It happens every day to thousands of companies. Data breach, cyber espionage, ransomware, trojans, viruses, worms, insider leakages, whistleblowing – in other words, a kind of attack that brings devastating damage to a company. Those sad cases when bad guys overcome good people.
At this moment, most CEOs feel regrets about they did not care timely to harden the protection of their assets. But in fact, there is no time to regret – you must act as quickly as possible to prevent from more damage. Firstly, you have to find out immediately how deep the attackers have penetrated your endpoints and networks and what harm they have done to them. Secondly, you need to detect who attacked you and why. For that purpose, you must carefully gather and properly save digital evidence that can help to find the culprits and bring them to justice.
In other words, it’s time to tap into digital forensics.
How digital forensics can help you
- Detecting, recovering, analyzing, and preserving digital evidence
- Tracing back cyber perpetrators
- Obtaining, organizing and storing gathered materials properly to present them as evidence in a court.

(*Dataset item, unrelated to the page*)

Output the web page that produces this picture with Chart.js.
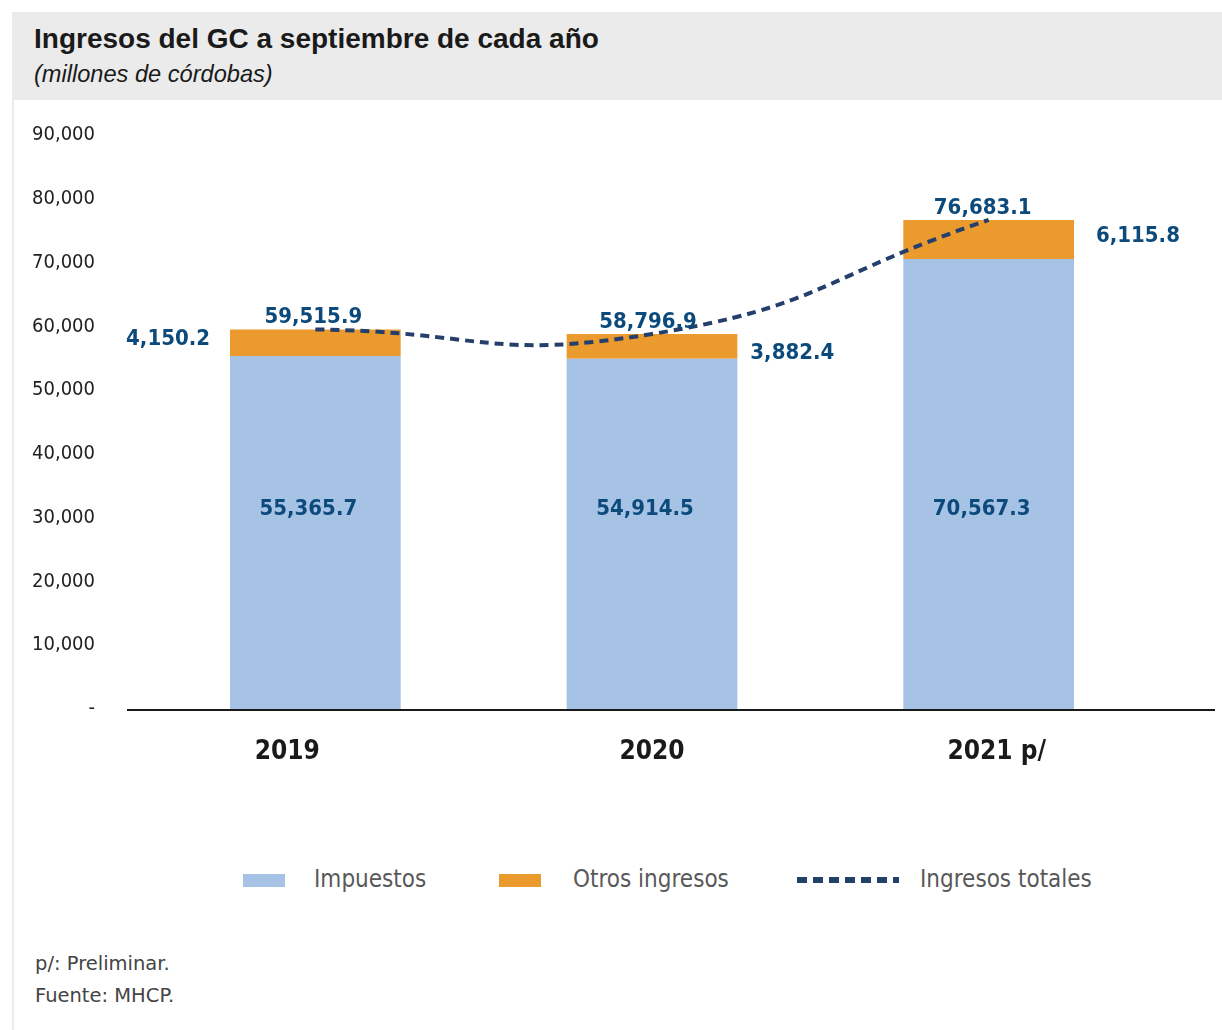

- Assessing possible damage of the cyberattack
- Presenting the results of the investigation in a formal report (for a client or a court case).
- Providing evidence that a cyber-incident really took place (You don’t want to be considered crying wolf and accused of fraud, don’t you?)
How digital forensic works
Everyone on the Internet leaves digital traces. Every criminal or spy penetrated your digital assets leaves traces too. It can be found on endpoints, networks, servers, and mobile devices. But to detect, obtain and store them in a way suitable for presenting as evidence in a court case is quite a tricky challenge. Here is why.
Firstly, cybercriminals used plenty of sophisticated tools and methods to cover their tracks, including deleting, distortion and alteration of the data. Secondly, the victim herself can easily damage valuable digital data unknowingly, even with good intentions. As a result, the perpetrators may avoid getting caught.
How is it possible?
Check yourself with the following test. Imagine, you discover that one of your company computers is infected. What do you think you should do: switch it off immediately or leave it switched on until the rescue team arrives?
If you, like many other people, have chosen the first variant, you possibly give the criminal a pass to freedom. Why? Because some traces of the attack can be stored in the computer’s operative memory, and experienced digital forensics specialist can extract and keep this data. But if you reboot the computer, they are lost forever. So the correct answer is to isolate the computer from the network to avoid spreading the malware but keep it turned on until digital investigators arrive.
And it’s only one example of diverse tiny professional secrets of digital forensics known only to top-qualified specialists. Digital forensics is a sophisticated duel between the cyber detectives and cybercriminals, and its outcome mostly depends on professionalism and effectiveness of the specialists you choose to deal with.